Q Across a range of different modules and faculties?
Chose three courses that were typical but heavy use of the VLE. Found differences between the courses, especially in terms of the assessments (substitution). Reduction in clicking behaviour worked across all of them. Module-specific information is crucial for developing the models, because the courses are structured so different. E.g. a forum that is crucial at a particular time on a course.
Representing a supplier. Tribal Labs. Developing and testing a predictive model, in partnership with a university. Outcome has been to develop a successful model using machine learning techniques. Supply our own student management system, so integrating this, with library, VLE. At the moment, looking at how to visualise the data to enable staff to correctly interpret it, and use that to support the students. Often a missing element in learning analytics solutions to bring together the visualisation and the action.

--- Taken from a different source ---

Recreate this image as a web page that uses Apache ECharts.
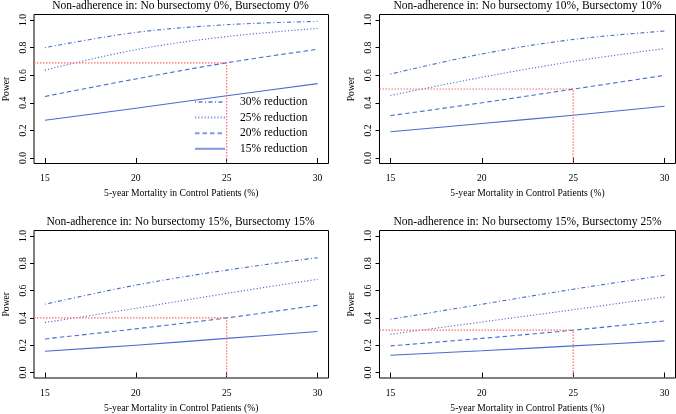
<!DOCTYPE html>
<html>
<head>
<meta charset="utf-8">
<script src="https://cdn.jsdelivr.net/npm/echarts@6/dist/echarts.min.js"></script>
<style>html,body{margin:0;padding:0;background:#fff}#c{width:676px;height:414px}</style>
</head>
<body>
<div id="c"></div>
<script>
// ---- data ----
const mortality = [15, 20, 25, 30];
const xTicks = [15, 20, 25, 30];
const yTicks = [0, 0.2, 0.4, 0.6, 0.8, 1.0];
const seriesNames = ['30% reduction', '25% reduction', '20% reduction', '15% reduction'];
const panelTitles = [
  'Non-adherence in: No bursectomy 0%, Bursectomy 0%',
  'Non-adherence in: No bursectomy 10%, Bursectomy 10%',
  'Non-adherence in: No bursectomy 15%, Bursectomy 15%',
  'Non-adherence in: No bursectomy 15%, Bursectomy 25%'
];
// power per panel, per reduction (order: 30%,25%,20%,15%)
const panel1 = {
  r30: [0.80, 0.91, 0.966, 0.99],
  r25: [0.637, 0.785, 0.88, 0.939],
  r20: [0.446, 0.573, 0.69, 0.788],
  r15: [0.273, 0.36, 0.451, 0.539]
};
const panel2 = {
  r30: [0.608, 0.754, 0.859, 0.92],
  r25: [0.453, 0.585, 0.70, 0.793],
  r20: [0.307, 0.40, 0.499, 0.599],
  r15: [0.19, 0.25, 0.31, 0.375]
};
const panel3 = {
  r30: [0.50, 0.64, 0.75, 0.841],
  r25: [0.366, 0.47, 0.58, 0.683],
  r20: [0.246, 0.32, 0.40, 0.493],
  r15: [0.156, 0.20, 0.25, 0.30]
};
const panel4 = {
  r30: [0.39, 0.50, 0.61, 0.712],
  r25: [0.28, 0.37, 0.46, 0.554],
  r20: [0.195, 0.25, 0.31, 0.378],
  r15: [0.127, 0.16, 0.195, 0.232]
};
const refX = 25;
const refPower = [0.69, 0.50, 0.40, 0.31];

// ---- layout / style ----
const panels = [panel1, panel2, panel3, panel4];
const grids = [
  {left: 32.5, top: 14.5, width: 296, height: 149},
  {left: 379.5, top: 14.5, width: 296, height: 149},
  {left: 32.5, top: 230.5, width: 296, height: 149},
  {left: 379.5, top: 230.5, width: 296, height: 149}
];
const FONT = 'Liberation Serif';
const BLUE = '#4a6bd0';
const dashes = [[1, 2.5, 4, 2.5], [1.2, 2], [4.5, 3], 'solid'];
const xMin = 14.4, xMax = 30.6, yMin = -0.04, yMax = 1.04;

const option = {
  animation: false,
  backgroundColor: '#fff',
  textStyle: {fontFamily: FONT},
  title: panelTitles.map((t, i) => ({
    text: t,
    left: grids[i].left + grids[i].width / 2,
    top: grids[i].top - 15,
    textAlign: 'center',
    padding: 0,
    textStyle: {fontFamily: FONT, fontSize: 11.5, fontWeight: 'normal', color: '#000'}
  })),
  grid: grids.map(g => Object.assign({show: true, borderColor: '#000', borderWidth: 1, backgroundColor: 'transparent'}, g)),
  xAxis: grids.map((g, i) => ({
    gridIndex: i, type: 'value', min: xMin, max: xMax,
    axisLine: {show: false},
    splitLine: {show: false},
    axisTick: {show: true, customValues: xTicks, length: 5, inside: false, lineStyle: {color: '#000'}},
    axisLabel: {customValues: xTicks, margin: 10, color: '#000', fontFamily: FONT, fontSize: 9.6},
    name: '5-year Mortality in Control Patients (%)', nameLocation: 'middle', nameGap: 25,
    nameTextStyle: {color: '#000', fontFamily: FONT, fontSize: 9.6}
  })),
  yAxis: grids.map((g, i) => ({
    gridIndex: i, type: 'value', min: yMin, max: yMax,
    axisLine: {show: false},
    splitLine: {show: false},
    axisTick: {show: true, customValues: yTicks, length: 4, inside: false, lineStyle: {color: '#000'}},
    axisLabel: {customValues: yTicks, rotate: 90, margin: 6, color: '#000', fontFamily: FONT, fontSize: 9.6,
      formatter: v => v.toFixed(1)},
    name: 'Power', nameLocation: 'middle', nameGap: 23, nameRotate: 90,
    nameTextStyle: {color: '#000', fontFamily: FONT, fontSize: 9.6}
  })),
  legend: {
    orient: 'vertical', left: 189, top: 91, itemWidth: 30, itemHeight: 13, itemGap: 3.6,
    data: seriesNames,
    textStyle: {fontFamily: FONT, fontSize: 11.5, color: '#000', padding: [0, 0, 0, 10]},
    lineStyle: {opacity: 0.7},
    itemStyle: {opacity: 0, color: 'transparent', borderWidth: 0},
    selectedMode: false
  },
  series: []
};

panels.forEach((p, i) => {
  const vals = [p.r30, p.r25, p.r20, p.r15];
  vals.forEach((v, k) => {
    option.series.push({
      type: 'line', name: seriesNames[k], xAxisIndex: i, yAxisIndex: i,
      data: mortality.map((m, j) => [m, v[j]]),
      smooth: 0.35, symbol: 'none', silent: true,
      lineStyle: {color: BLUE, width: 1.1, type: dashes[k]},
      itemStyle: {color: BLUE}
    });
  });
  option.series.push({
    type: 'line', name: 'ref', xAxisIndex: i, yAxisIndex: i,
    data: [[xMin, refPower[i]], [refX, refPower[i]], [refX, yMin]],
    symbol: 'none', silent: true,
    lineStyle: {color: '#ff6a6a', width: 1.2, type: [1.5, 1.5]}
  });
});

const chart = echarts.init(document.getElementById('c'), null, {renderer: 'canvas'});
chart.setOption(option);
</script>
</body>
</html>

Q Variety in courses, institutions. How can you with a single solution cope with great diversity in the real world?
That’s why it’s an R&D project! Without needing a lot of machine learning experts. Don’t have a clear answer at the moment, but looking at that now. Want to test our model.
Q Looking at the action data, is that feeding back?
Yes. Want to visualise the interventions, when they happened, have they led to subsequent improvement.